Proposal/confirmation separation: a bug and a fix
Guaranteed collation subsidies

I… preliminarily like this.

Proposers taking on orphanage risk seems a bit iffy but it does seem necessary for the scheme to work.

I see a few weird effects:

  1. Once a proposal is made, the proposer has a 1:1 griefing attack against the validator by not publishing the proposal. That said, in a simple blockchain, the validator of a child block has a 1:2 griefing attack against the validator of the parent by building on top of the grandparent instead, so this isn’t that much worse.
  2. If all transactions in a proposed collation have been broadcasted, then it may be possible to reconstruct the collation from just the header. This would allow validators to piggyback off of proposers’ state computation and transaction selection efforts for free and claim the fee revenue for themselves. However, this could easily be mitigated by allowing the full collation body to contain even one secret parameter (eg. coinbase) that is not visible from the header.
  3. A new censorship vector appears: a censoring attacker could dominate proposing in a particular shard and subsidize their proposed collations that exclude transactions from some account; the validators would have no idea that this is happening. However, this still has the property that censors would have to outbid the transactions they want to exclude for every block that the transactions are being excluded, so it’s not much worse than simple transaction spam.

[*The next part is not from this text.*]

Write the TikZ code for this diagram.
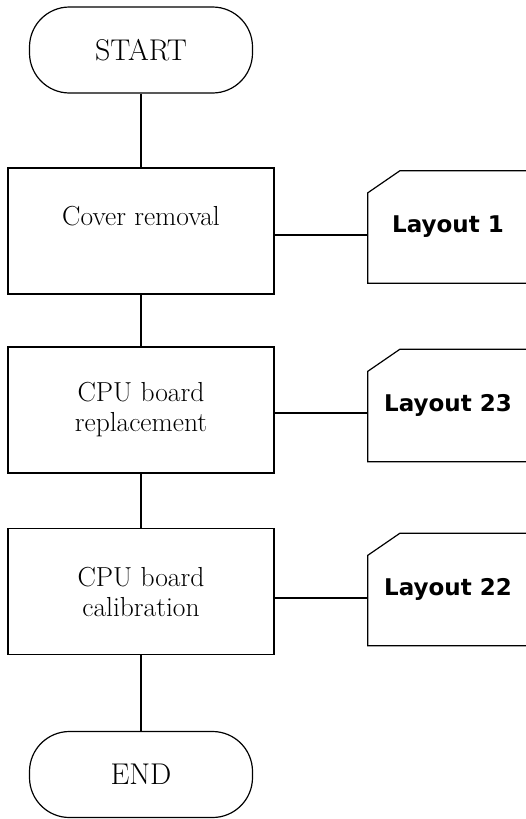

The rationale for having proposers (at least partially) taking on orphanage risk is that proposers can grief validators by never making the collation body available to force an orphan and waste the validator’s period. Two alternatives I can see:

  1. Remove the exclusivity condition in the VMC so that multiple proposals can compete, significantly mitigating the collation body withdrawal attack.
  2. Have the proposer eventually broadcast a data availability proof of the collation body so the validator can safely take on orphanage risk.

Having the proposer’s fee be guaranteed regardless of availability of the collation body is to protect validators against this attack.

Reconstructing the collation from the header is not computationally feasible. For example, the proposer has full control over the coinbase address which can be used as a private nonce.

I’d argue this censorship vector has always been (hidden) there, although this scheme makes it obvious and provides the infrastructure to more readily execute this attack. An attacker today could bribe miners 20 ETH per empty block to stall the Ethereum blockchain.


Having the proposer’s fee be guaranteed regardless of availability of the collation body is to protect validators against this attack.

Ah, now that I think about it, you’re right; I got that the proposer’s money is lost if the block gets orphaned but didn’t see that the validator gets the money. Point taken :slight_smile:

I was worried for a bit that this would introduce a way for the validator to grief the proposer, but that can’t happen because publication of the full collation data is under the proposer’s full control.


Can you elaborate more on this? Proposers will be rewarded a part of the coinbase ETH once a supernode appends a block describing their specific collations headers to the main chain, correct?


Welcome to Raul :slight_smile:

There are effectively two coinbase addresses, one for the validator and one for the proposer. It makes sense to have the proposer directly receive transaction fees, but there is flexibility as to how we allocate the collation subsidies. We can design the protocol to give collation subsidies in full to the proposer, in full to the validator, or something in between. My initial idea was to give the collation subsidy in full to the proposer to mitigate the proposer griefing the validator by withholding the collation body. I’m now leaning towards giving the collation subsidy in full to the validator for the validator to take responsibility for availability of collation bodies with this scheme.